Processing videos:   3%|▎         | 1125/43407 [00:00<00:02, 15207.87it/s]


ValueError: Number of frames requested exceeds total frames in the video.

In [43]:
import torch
from tqdm import tqdm
from concurrent.futures import ProcessPoolExecutor

from models import load_transform
from utils_functions import extract_frames

def process_single_video(video_path, num_frames, output_dir):
    """
    Extract frames, apply transforms, and save the resulting tensor to .pt file.
    Skips processing if the .pt file already exists.
    """
    # Create the output file path based on the video filename
    video_name = os.path.basename(video_path)
    base_name, _ = os.path.splitext(video_name)
    output_path = os.path.join(output_dir, f"{base_name}.pt")

    # Skip if this file has already been processed
    if os.path.exists(output_path):
        return f"Skipping (file exists): {video_path}"

    # Load transforms (must be picklable if using ProcessPoolExecutor)
    transform = load_transform()

    # Extract frames from the video
    frames = extract_frames(video_path, num_frames=num_frames)

    # Apply transformations to each frame
    frames = [transform(frame) for frame in frames]

    # Stack frames to create a tensor of shape [num_frames, channels, height, width]
    video_tensor = torch.stack(frames, dim=1)

    # Ensure the output directory exists
    os.makedirs(output_dir, exist_ok=True)

    # Save the tensor to a .pt file
    torch.save(video_tensor, output_path)
    return f"Processed: {video_path}"

def worker(args):
    """
    A top-level worker function to unpack the arguments and call the real processing function.
    This must be defined at the module level (not nested) so it can be pickled.
    """
    video_path, num_frames, output_dir = args
    return process_single_video(video_path, num_frames, output_dir)
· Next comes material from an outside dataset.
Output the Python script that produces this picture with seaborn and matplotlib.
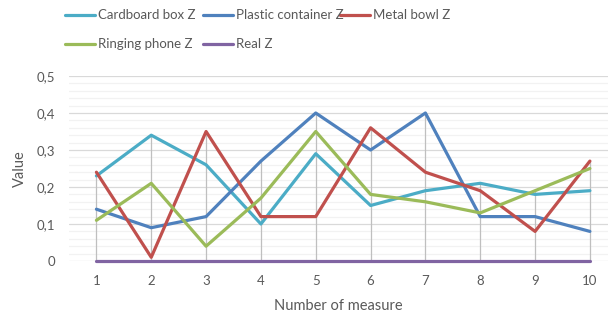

def process_videos_in_parallel(matched_videos, num_frames=16, output_dir="processed_videos"):
    """
    Use ProcessPoolExecutor to process each video in matched_videos in parallel.
    Skips any videos that already have a .pt file in the output_dir.
    """
    # Create output directory if needed
    os.makedirs(output_dir, exist_ok=True)

    # Prepare a list of (args) for each video
    jobs = [(video_path, num_frames, output_dir) for video_path in matched_videos]

    # Use a ProcessPoolExecutor to run tasks in parallel
    with ProcessPoolExecutor() as executor:
        # Pass the 'worker' function as the first argument, and our jobs list as the second
        results_iter = executor.map(worker, jobs)

        # Wrap results in a tqdm progress bar
        for result in tqdm(results_iter, total=len(jobs), desc="Processing videos"):
            # Optionally, print each result to see "Processed" or "Skipping"
            # print(result)
            pass

# Create an output directory for storing result files
output_dir = os.path.join(project_dir,'data','processed_videos')
os.makedirs(output_dir, exist_ok=True)

# Process all videos in parallel, skipping those that are already processed
process_videos_in_parallel(
    matched_videos,
    num_frames=16,
    output_dir=output_dir
)

BrokenProcessPool: A child process terminated abruptly, the process pool is not usable anymore

In [9]:
import torch
from tqdm import tqdm
from concurrent.futures import ProcessPoolExecutor

from models import load_transform
from utils_functions import extract_frames

# Specify how many frames to extract from each video
num_frames = 16

# Load transformation pipeline
transform = load_transform()

# Create an output directory for storing result files
output_dir = os.path.join(project_dir, 'data', 'processed_videos')
os.makedirs(output_dir, exist_ok=True)

def process_video(video):
    """
    Extract frames from a single video, transform them,
    create a tensor, and save it to disk (unless it already exists).
    """
    # Construct an output filename based on the video name
    video_name = os.path.basename(video)
    base_name, _ = os.path.splitext(video_name)
    output_path = os.path.join(output_dir, f"{base_name}.pt")

    # Skip if the file is already there
    if os.path.isfile(output_path):
        print(f"Skipping {video_name}. Output already exists: {output_path}")
        return output_path

    # Extract frames from video
    frames = extract_frames(video, num_frames=num_frames)

    # Stack frames to create a tensor of shape [num_frames, channels, height, width]
    video_tensor = torch.stack(frames, dim=1)

    # Save the tensor to a .pt file
    torch.save(video_tensor, output_path)

    return output_path  # Just to have a return value if needed

In [10]:
# Cell 2: The main guard
if __name__ == "__main__":


    # Video directory
    video_dir = r'D:\MYPROJECTS_GITHUB2\socialvision_GPT_annotations\videos'

    # Find the videos that are in the annotations file
    matched_videos = find_videos(video_dir, target_names=list(annotations['video_name']))
    print(f'Found {len(matched_videos)} videos')   # Found 43408 videos


    with ProcessPoolExecutor(max_workers=4) as executor:
        list(tqdm(
            executor.map(process_video, matched_videos),
            total=len(matched_videos),
            desc="Processing videos in parallel"
        ))

Found 43407 videos


Processing videos in parallel:   0%|          | 0/43407 [00:07<?, ?it/s]


BrokenProcessPool: A process in the process pool was terminated abruptly while the future was running or pending.